## Exercise requirements
Skip the images and return the records below exactly.

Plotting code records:
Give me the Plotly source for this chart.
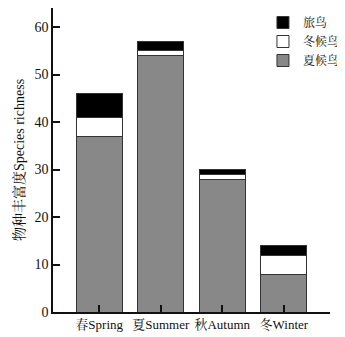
import plotly.graph_objects as go

seasons = ["春Spring", "夏Summer", "秋Autumn", "冬Winter"]
summer_residents = [37, 54, 28, 8]   # 夏候鸟
winter_residents = [4, 1, 1, 4]      # 冬候鸟
passage_migrants = [5, 2, 1, 2]      # 旅鸟
y_ticks = [0, 10, 20, 30, 40, 50, 60]

FONT = "Liberation Serif, 'Noto Serif CJK SC', 'Noto Sans CJK SC', serif"
line = dict(color="#333333", width=1)

fig = go.Figure()
fig.add_trace(go.Bar(x=seasons, y=summer_residents, name="夏候鸟",
                     marker=dict(color="#888888", line=line)))
fig.add_trace(go.Bar(x=seasons, y=winter_residents, name="冬候鸟",
                     marker=dict(color="#ffffff", line=line)))
fig.add_trace(go.Bar(x=seasons, y=passage_migrants, name="旅鸟",
                     marker=dict(color="#000000", line=line)))

# page has an 8px body margin, so the figure is sized/offset to compensate
fig.update_layout(
    barmode="stack",
    bargap=0.25,
    width=337, height=329,
    margin=dict(l=45, r=15, t=0, b=25),
    plot_bgcolor="white", paper_bgcolor="white",
    font=dict(family=FONT, size=13, color="#111111"),
    showlegend=True,
    legend=dict(x=0.758, y=1.0, xanchor="left", yanchor="top",
                traceorder="reversed", font=dict(size=12, family=FONT),
                bgcolor="rgba(0,0,0,0)", tracegroupgap=0),
    xaxis=dict(range=[-0.75, 3.75], showline=True, linecolor="#111111", linewidth=1.5,
               ticks="inside", ticklen=7, tickcolor="#111111", tickwidth=1.5,
               showgrid=False, zeroline=False, tickfont=dict(size=13),
               tickangle=0, automargin=False),
    yaxis=dict(range=[0, 64], tickvals=y_ticks, showline=True, linecolor="#111111",
               linewidth=1.5, ticks="inside", ticklen=7, tickcolor="#111111", tickwidth=1.5,
               showgrid=False, zeroline=False, tickfont=dict(size=14), automargin=True,
               title=dict(text="物种丰富度Species richness", font=dict(size=14), standoff=7)),
)

fig.write_html("out.html")
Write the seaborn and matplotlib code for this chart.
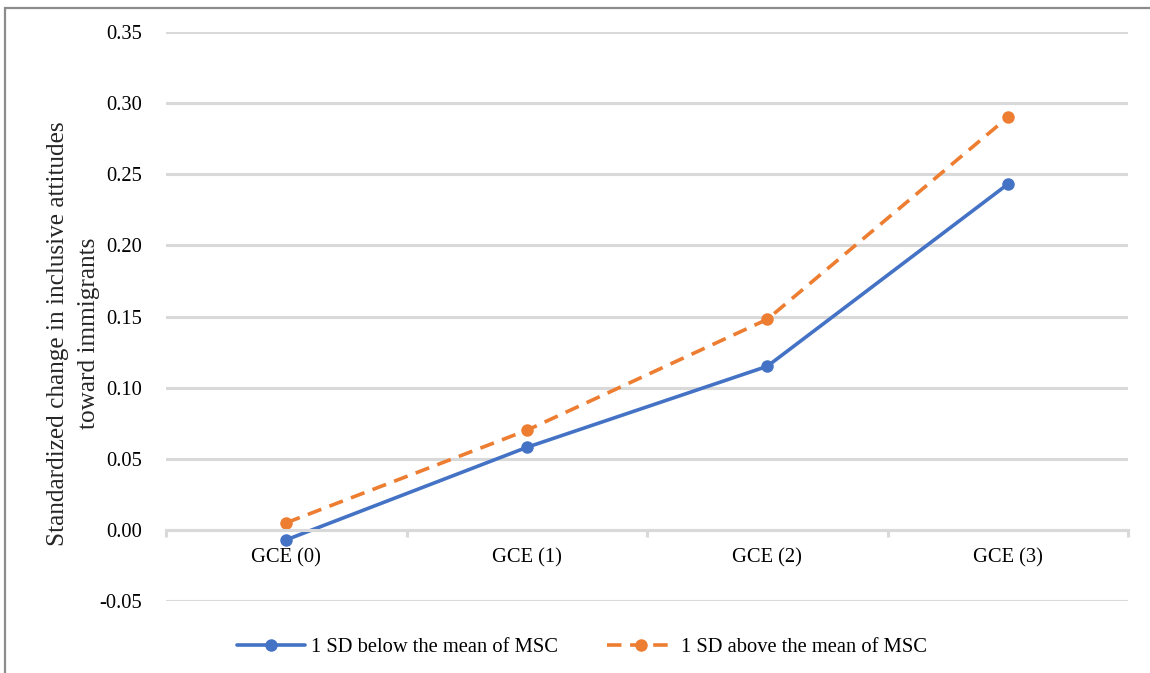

## Correct response
Give me the Plotly source for this chart.
import plotly.graph_objects as go

seasons = ["春Spring", "夏Summer", "秋Autumn", "冬Winter"]
summer_residents = [37, 54, 28, 8]   # 夏候鸟
winter_residents = [4, 1, 1, 4]      # 冬候鸟
passage_migrants = [5, 2, 1, 2]      # 旅鸟
y_ticks = [0, 10, 20, 30, 40, 50, 60]

FONT = "Liberation Serif, 'Noto Serif CJK SC', 'Noto Sans CJK SC', serif"
line = dict(color="#333333", width=1)

fig = go.Figure()
fig.add_trace(go.Bar(x=seasons, y=summer_residents, name="夏候鸟",
                     marker=dict(color="#888888", line=line)))
fig.add_trace(go.Bar(x=seasons, y=winter_residents, name="冬候鸟",
                     marker=dict(color="#ffffff", line=line)))
fig.add_trace(go.Bar(x=seasons, y=passage_migrants, name="旅鸟",
                     marker=dict(color="#000000", line=line)))

# page has an 8px body margin, so the figure is sized/offset to compensate
fig.update_layout(
    barmode="stack",
    bargap=0.25,
    width=337, height=329,
    margin=dict(l=45, r=15, t=0, b=25),
    plot_bgcolor="white", paper_bgcolor="white",
    font=dict(family=FONT, size=13, color="#111111"),
    showlegend=True,
    legend=dict(x=0.758, y=1.0, xanchor="left", yanchor="top",
                traceorder="reversed", font=dict(size=12, family=FONT),
                bgcolor="rgba(0,0,0,0)", tracegroupgap=0),
    xaxis=dict(range=[-0.75, 3.75], showline=True, linecolor="#111111", linewidth=1.5,
               ticks="inside", ticklen=7, tickcolor="#111111", tickwidth=1.5,
               showgrid=False, zeroline=False, tickfont=dict(size=13),
               tickangle=0, automargin=False),
    yaxis=dict(range=[0, 64], tickvals=y_ticks, showline=True, linecolor="#111111",
               linewidth=1.5, ticks="inside", ticklen=7, tickcolor="#111111", tickwidth=1.5,
               showgrid=False, zeroline=False, tickfont=dict(size=14), automargin=True,
               title=dict(text="物种丰富度Species richness", font=dict(size=14), standoff=7)),
)

fig.write_html("out.html")
Write the seaborn and matplotlib code for this chart.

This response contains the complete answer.